> DIRECTIONS
Repeat the data below exactly, dropping any pictures it holds.
[Start DATASET CONTENT]
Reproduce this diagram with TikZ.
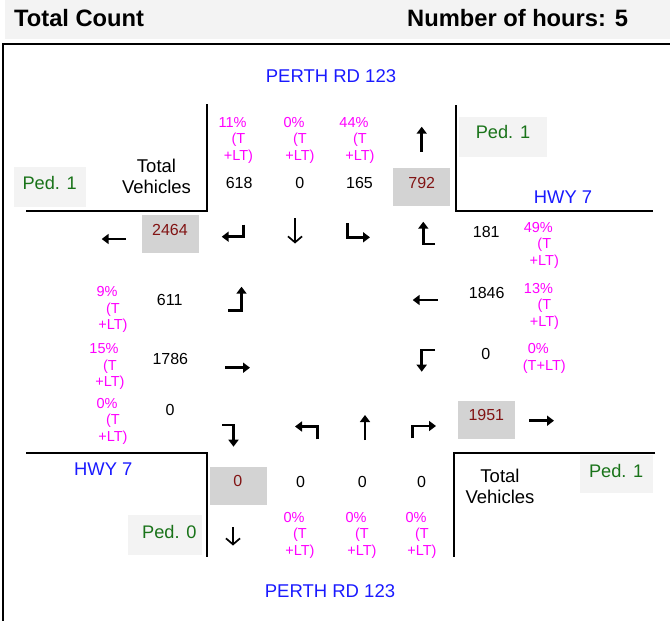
\documentclass[tikz,border=0pt]{standalone}
\usepackage{fontspec}
\setmainfont{Liberation Sans}
\usetikzlibrary{arrows.meta}
\definecolor{pctc}{RGB}{255,0,255}
\definecolor{roadc}{RGB}{26,26,255}
\definecolor{pedc}{RGB}{25,115,25}
\definecolor{totc}{RGB}{130,20,20}
\definecolor{boxc}{RGB}{211,211,211}
\definecolor{pedbg}{RGB}{243,243,243}
\newcommand{\pfirst}[1]{\mbox{#1\hspace{12pt}}}
\tikzset{
  pct/.style={text=pctc, font=\fontsize{14.5}{16.5}\selectfont, align=center, inner sep=0pt},
  num/.style={font=\fontsize{16}{18}\selectfont, inner sep=0pt},
  totbox/.style={fill=boxc, minimum width=56.7pt, minimum height=37.5pt, inner sep=0pt},
  tottxt/.style={text=totc, font=\fontsize{16}{18}\selectfont, inner sep=0pt},
  pedbox/.style={fill=pedbg, inner sep=0pt},
  pedtxt/.style={text=pedc, font=\fontsize{18.2}{20}\selectfont, inner sep=0pt},
  roadv/.style={text=roadc, font=\fontsize{18.5}{20}\selectfont, inner sep=0pt},
  roadh/.style={text=roadc, font=\fontsize{18.4}{20}\selectfont, inner sep=0pt},
  tv/.style={font=\fontsize{18.5}{20.5}\selectfont, align=center, inner sep=0pt},
  hdr/.style={font=\fontsize{23.7}{26}\selectfont\bfseries, inner sep=0pt, anchor=base west},
  corner/.style={line width=2pt},
  thick arrow/.style={line width=2.8pt, line join=miter, -{Triangle[length=7pt,width=10pt]}},
  thin arrow/.style={line width=1.7pt, -{Straight Barb[length=6pt,width=14pt]}},
}
\begin{document}
\begin{tikzpicture}[x=1pt,y=-1pt]
\useasboundingbox (0,0) rectangle (670,621);
% header
\fill[pedbg] (5,0) rectangle (670,39);
\node[hdr] (title) at (14,27) {Total Count};
\node[hdr] (hours) at (407,27) {Number of hours: 5};
% frame
\draw[line width=2pt] (3,621) -- (3,44) -- (670,44);
% corners
\draw[corner] (26,210.7) -- (206.7,210.7) -- (206.7,104);
\draw[corner] (456,105) -- (456,210.7) -- (652.7,210.7);
\draw[corner] (26,453.3) -- (206.7,453.3) -- (206.7,557);
\draw[corner] (655,453.3) -- (454,453.3) -- (454,557);
% roads
\node[roadv] (pnorth) at (331,76) {PERTH RD 123};
\node[roadv] (psouth) at (330,591) {PERTH RD 123};
\node[roadh] (hne) at (563,196.7) {HWY 7};
\node[roadh] (hsw) at (103.3,469.3) {HWY 7};
% total vehicles
\node[tv] (tvnw) at (156.5,176.5) {Total\\Vehicles};
\node[tv] (tvse) at (500,486.5) {Total\\Vehicles};
% ped boxes
\node[pedbox, minimum width=72pt, minimum height=39.4pt] (pbnw) at (50,187) {};
\node[pedtxt] (pnw) at (49.7,183) {Ped. 1};
\node[pedbox, minimum width=87.7pt, minimum height=39.4pt] (pbne) at (503.2,137) {};
\node[pedtxt] (pne) at (503,132) {Ped. 1};
\node[pedbox, minimum width=74pt, minimum height=40pt] (pbsw) at (165,535) {};
\node[pedtxt] (psw) at (169.3,532) {Ped. 0};
\node[pedbox, minimum width=73.3pt, minimum height=38.3pt] (pbse) at (616.7,474.2) {};
\node[pedtxt] (pse) at (616.2,470.7) {Ped. 1};
% total boxes
\node[totbox] (b1) at (170.7,233.8) {};
\node[tottxt] (t1) at (170,229.5) {2464};
\node[totbox] (b2) at (421.7,187) {};
\node[tottxt] (t2) at (421.7,183) {792};
\node[totbox] (b3) at (486.7,419.8) {};
\node[tottxt] (t3) at (486.3,415) {1951};
\node[totbox] (b4) at (238.3,485.8) {};
\node[tottxt] (t4) at (237.8,481) {0};
% numbers
\node[num] (n618) at (239.2,182.8) {618};
\node[num] (n0n) at (299.7,183) {0};
\node[num] (n165) at (359.5,183) {165};
\node[num] (n181) at (486.2,231.7) {181};
\node[num] (n1846) at (486.7,293.3) {1846};
\node[num] (n0e) at (485.8,354) {0};
\node[num] (n611) at (169.7,300) {611};
\node[num] (n1786) at (170.3,358.8) {1786};
\node[num] (n0w) at (170,410) {0};
\node[num] (n0s1) at (300.5,481.7) {0};
\node[num] (n0s2) at (362.2,481.7) {0};
\node[num] (n0s3) at (421.5,481.7) {0};
% percents
\node[pct] (pn1) at (238.5,140) {\pfirst{11\%}\\(T\\+LT)};
\node[pct] (pn2) at (300,140) {\pfirst{0\%}\\(T\\+LT)};
\node[pct] (pn3) at (360,140) {\pfirst{44\%}\\(T\\+LT)};
\node[pct] (pe1) at (544.3,245) {\pfirst{49\%}\\(T\\+LT)};
\node[pct] (pe2) at (544.5,306) {\pfirst{13\%}\\(T\\+LT)};
\node[pct] (pe3) at (544.3,358.3) {\pfirst{0\%}\\(T+LT)};
\node[pct] (pw1) at (113,309.5) {\pfirst{9\%}\\(T\\+LT)};
\node[pct] (pw2) at (110,366.5) {\pfirst{15\%}\\(T\\+LT)};
\node[pct] (pw3) at (113,421) {\pfirst{0\%}\\(T\\+LT)};
\node[pct] (ps1) at (300,535) {\pfirst{0\%}\\(T\\+LT)};
\node[pct] (ps2) at (362,535) {\pfirst{0\%}\\(T\\+LT)};
\node[pct] (ps3) at (422,535) {\pfirst{0\%}\\(T\\+LT)};
% movement arrows
\draw[thick arrow] (243.3,224.5) -- (243.3,236.7) -- (221.7,236.7);
\draw[thin arrow] (295,218) -- (295,243.5);
\draw[thick arrow] (347.3,223) -- (347.3,237.3) -- (370,237.3);
\draw[thick arrow] (435,244) -- (423.3,244) -- (423.3,221.7);
\draw[thick arrow] (228,310.5) -- (241.5,310.5) -- (241.5,286.7);
\draw[thick arrow] (437.7,300) -- (412.7,300);
\draw[thick arrow] (225,367.7) -- (250,367.7);
\draw[thick arrow] (435,350) -- (421.7,350) -- (421.7,371.7);
\draw[thick arrow] (222,425) -- (233.5,425) -- (233.5,446.7);
\draw[thick arrow] (317.3,439.3) -- (317.3,426.5) -- (295,426.5);
\draw[thick arrow] (365,440) -- (365,415);
\draw[thick arrow] (412.5,438.3) -- (412.5,426) -- (436,426);
% outflow arrows
\draw[thick arrow] (126,239) -- (101.7,239);
\draw[thick arrow] (529.3,420.7) -- (554,420.7);
\draw[thick arrow] (421.7,151.7) -- (421.7,126.7);
\draw[thin arrow] (233,527) -- (233,545.5);
\end{tikzpicture}
\end{document}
[End DATASET CONTENT]
> THE OUTPUT
Reproduce this diagram with TikZ.
\documentclass[tikz,border=0pt]{standalone}
\usepackage{fontspec}
\setmainfont{Liberation Sans}
\usetikzlibrary{arrows.meta}
\definecolor{pctc}{RGB}{255,0,255}
\definecolor{roadc}{RGB}{26,26,255}
\definecolor{pedc}{RGB}{25,115,25}
\definecolor{totc}{RGB}{130,20,20}
\definecolor{boxc}{RGB}{211,211,211}
\definecolor{pedbg}{RGB}{243,243,243}
\newcommand{\pfirst}[1]{\mbox{#1\hspace{12pt}}}
\tikzset{
  pct/.style={text=pctc, font=\fontsize{14.5}{16.5}\selectfont, align=center, inner sep=0pt},
  num/.style={font=\fontsize{16}{18}\selectfont, inner sep=0pt},
  totbox/.style={fill=boxc, minimum width=56.7pt, minimum height=37.5pt, inner sep=0pt},
  tottxt/.style={text=totc, font=\fontsize{16}{18}\selectfont, inner sep=0pt},
  pedbox/.style={fill=pedbg, inner sep=0pt},
  pedtxt/.style={text=pedc, font=\fontsize{18.2}{20}\selectfont, inner sep=0pt},
  roadv/.style={text=roadc, font=\fontsize{18.5}{20}\selectfont, inner sep=0pt},
  roadh/.style={text=roadc, font=\fontsize{18.4}{20}\selectfont, inner sep=0pt},
  tv/.style={font=\fontsize{18.5}{20.5}\selectfont, align=center, inner sep=0pt},
  hdr/.style={font=\fontsize{23.7}{26}\selectfont\bfseries, inner sep=0pt, anchor=base west},
  corner/.style={line width=2pt},
  thick arrow/.style={line width=2.8pt, line join=miter, -{Triangle[length=7pt,width=10pt]}},
  thin arrow/.style={line width=1.7pt, -{Straight Barb[length=6pt,width=14pt]}},
}
\begin{document}
\begin{tikzpicture}[x=1pt,y=-1pt]
\useasboundingbox (0,0) rectangle (670,621);
% header
\fill[pedbg] (5,0) rectangle (670,39);
\node[hdr] (title) at (14,27) {Total Count};
\node[hdr] (hours) at (407,27) {Number of hours: 5};
% frame
\draw[line width=2pt] (3,621) -- (3,44) -- (670,44);
% corners
\draw[corner] (26,210.7) -- (206.7,210.7) -- (206.7,104);
\draw[corner] (456,105) -- (456,210.7) -- (652.7,210.7);
\draw[corner] (26,453.3) -- (206.7,453.3) -- (206.7,557);
\draw[corner] (655,453.3) -- (454,453.3) -- (454,557);
% roads
\node[roadv] (pnorth) at (331,76) {PERTH RD 123};
\node[roadv] (psouth) at (330,591) {PERTH RD 123};
\node[roadh] (hne) at (563,196.7) {HWY 7};
\node[roadh] (hsw) at (103.3,469.3) {HWY 7};
% total vehicles
\node[tv] (tvnw) at (156.5,176.5) {Total\\Vehicles};
\node[tv] (tvse) at (500,486.5) {Total\\Vehicles};
% ped boxes
\node[pedbox, minimum width=72pt, minimum height=39.4pt] (pbnw) at (50,187) {};
\node[pedtxt] (pnw) at (49.7,183) {Ped. 1};
\node[pedbox, minimum width=87.7pt, minimum height=39.4pt] (pbne) at (503.2,137) {};
\node[pedtxt] (pne) at (503,132) {Ped. 1};
\node[pedbox, minimum width=74pt, minimum height=40pt] (pbsw) at (165,535) {};
\node[pedtxt] (psw) at (169.3,532) {Ped. 0};
\node[pedbox, minimum width=73.3pt, minimum height=38.3pt] (pbse) at (616.7,474.2) {};
\node[pedtxt] (pse) at (616.2,470.7) {Ped. 1};
% total boxes
\node[totbox] (b1) at (170.7,233.8) {};
\node[tottxt] (t1) at (170,229.5) {2464};
\node[totbox] (b2) at (421.7,187) {};
\node[tottxt] (t2) at (421.7,183) {792};
\node[totbox] (b3) at (486.7,419.8) {};
\node[tottxt] (t3) at (486.3,415) {1951};
\node[totbox] (b4) at (238.3,485.8) {};
\node[tottxt] (t4) at (237.8,481) {0};
% numbers
\node[num] (n618) at (239.2,182.8) {618};
\node[num] (n0n) at (299.7,183) {0};
\node[num] (n165) at (359.5,183) {165};
\node[num] (n181) at (486.2,231.7) {181};
\node[num] (n1846) at (486.7,293.3) {1846};
\node[num] (n0e) at (485.8,354) {0};
\node[num] (n611) at (169.7,300) {611};
\node[num] (n1786) at (170.3,358.8) {1786};
\node[num] (n0w) at (170,410) {0};
\node[num] (n0s1) at (300.5,481.7) {0};
\node[num] (n0s2) at (362.2,481.7) {0};
\node[num] (n0s3) at (421.5,481.7) {0};
% percents
\node[pct] (pn1) at (238.5,140) {\pfirst{11\%}\\(T\\+LT)};
\node[pct] (pn2) at (300,140) {\pfirst{0\%}\\(T\\+LT)};
\node[pct] (pn3) at (360,140) {\pfirst{44\%}\\(T\\+LT)};
\node[pct] (pe1) at (544.3,245) {\pfirst{49\%}\\(T\\+LT)};
\node[pct] (pe2) at (544.5,306) {\pfirst{13\%}\\(T\\+LT)};
\node[pct] (pe3) at (544.3,358.3) {\pfirst{0\%}\\(T+LT)};
\node[pct] (pw1) at (113,309.5) {\pfirst{9\%}\\(T\\+LT)};
\node[pct] (pw2) at (110,366.5) {\pfirst{15\%}\\(T\\+LT)};
\node[pct] (pw3) at (113,421) {\pfirst{0\%}\\(T\\+LT)};
\node[pct] (ps1) at (300,535) {\pfirst{0\%}\\(T\\+LT)};
\node[pct] (ps2) at (362,535) {\pfirst{0\%}\\(T\\+LT)};
\node[pct] (ps3) at (422,535) {\pfirst{0\%}\\(T\\+LT)};
% movement arrows
\draw[thick arrow] (243.3,224.5) -- (243.3,236.7) -- (221.7,236.7);
\draw[thin arrow] (295,218) -- (295,243.5);
\draw[thick arrow] (347.3,223) -- (347.3,237.3) -- (370,237.3);
\draw[thick arrow] (435,244) -- (423.3,244) -- (423.3,221.7);
\draw[thick arrow] (228,310.5) -- (241.5,310.5) -- (241.5,286.7);
\draw[thick arrow] (437.7,300) -- (412.7,300);
\draw[thick arrow] (225,367.7) -- (250,367.7);
\draw[thick arrow] (435,350) -- (421.7,350) -- (421.7,371.7);
\draw[thick arrow] (222,425) -- (233.5,425) -- (233.5,446.7);
\draw[thick arrow] (317.3,439.3) -- (317.3,426.5) -- (295,426.5);
\draw[thick arrow] (365,440) -- (365,415);
\draw[thick arrow] (412.5,438.3) -- (412.5,426) -- (436,426);
% outflow arrows
\draw[thick arrow] (126,239) -- (101.7,239);
\draw[thick arrow] (529.3,420.7) -- (554,420.7);
\draw[thick arrow] (421.7,151.7) -- (421.7,126.7);
\draw[thin arrow] (233,527) -- (233,545.5);
\end{tikzpicture}
\end{document}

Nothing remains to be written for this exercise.